Plantea Wolframio como un juego de espejos. En su momento también describió Donde las nubes dan sombra como una especie de juego. ¿Tan importante le resulta el juego en la literatura?

La literatura es un juego. Yo, cuando escribo, juego a transformar la realidad, a volverla habitable. La imaginación es el juguete que traemos de serie y, si tienes suerte, te acompaña toda la vida. Cuando perdemos la capacidad de imaginar, de fabular, es cuando la vida empieza a ser un tostón insoportable.

También asegura que sus novelas «nacen de un compromiso estético». ¿Cuál ha sido el impulso de Wolframio?

En Wolframio lo más importante es el lenguaje. También la estructura, pero sobre todo el lenguaje. Me importa mucho lo que se dice, pero especialmente cómo se dice. Me aburren extremadamente todas esas novelas llenas de un lenguaje ramplón, soporífero, sin riesgo, con los adjetivos de siempre… La literatura debe ser una exploración, no una explotación de la receta mil veces repetida. Hay que buscar nuevas formas estéticas si queremos hacer un producto artístico. Si lo que queremos es seguir haciendo basura comercial que se venda en supermercados, pues entonces sigamos poniendo fórmulas del tipo «un bello amanecer», «ojos fríos como el acero», y por ahí todo seguido.

Me contaba el otro día Isabel Bono que ella escribe poemas para vaciarse y prosa por el puro placer de construir. ¿Cómo es en su caso?

Es que yo no tengo un género para cada cosa.

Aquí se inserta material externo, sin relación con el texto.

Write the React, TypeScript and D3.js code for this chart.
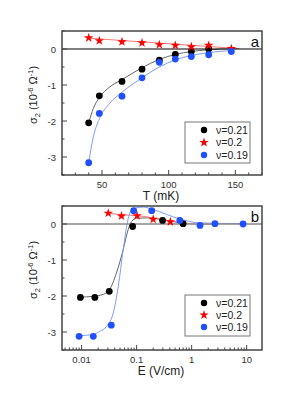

Yo siempre he pensado que es imposible alcanzar un cierto nivel artístico sin tener un alto dominio técnico. Imagínate un arquitecto al que llaman de una ciudad para construir un puente, y el tipo dice: «¡Qué lástima, un puente! Lo siento… Yo es que sólo hago bien las torres. Si alguna vez necesitan una, no duden en llamarme». Pues esto más o menos lo mismo. Cuando tienes una idea, que debe nacer de una emoción, has de encontrar el cauce técnico adecuado para expresarla. Dicho esto, yo escribo, como César González Ruano, para ponerme en limpio. Hay un poema de Carlos Marzal que expresa muy bien la idea: «Si sé lo que escribir,/ jamás escribo./ Si escribo es por saber lo que sabré,/ aquello que aparece/ al descubierto/ mientras uno escribe».

Hace veinte años justos desde la publicación de su primera novela, Hombres de luz. ¿Qué ha aprendido del oficio?

Mis dos primeras novelas fueron de tanteo, de búsqueda… Un atrevimiento. Quería saber si podía hacerlo. Escribir una novela es como echarse a nadar en la orilla y creer que uno tendrá las fuerzas suficientes para llegar al otro lado, para cruzar el océano. Descubrí que sí, y eso era importantísimo. Pero, sin duda, lo fundamental fue encontrar mi propia voz. Eso ocurrió más tarde, con Angélicas y diabólicas, un libro de relatos publicado en 2002. Ahí encontré mi voz literaria, me reconocía a mí mismo en mis palabras, en mi sintaxis, en mi ritmo… Luego he ido explorando todo eso, siempre caminando por la frontera entre los géneros, mezclándolos, haciendo que mis poemas tuvieran una cierta narratividad y mi prosa una fuerte carga poética… La poesía no es solamente una cuestión de composición, de romper la línea aquí o allá… La poesía es sobre todo una cuestión de lenguaje y ritmo, y da igual si va escrita a renglón seguido o partida en versículos. Y, por las mismas razones, la prosa no puede basarse exclusivamente en el argumento, debe soportarse en lo más importante, en la palabra.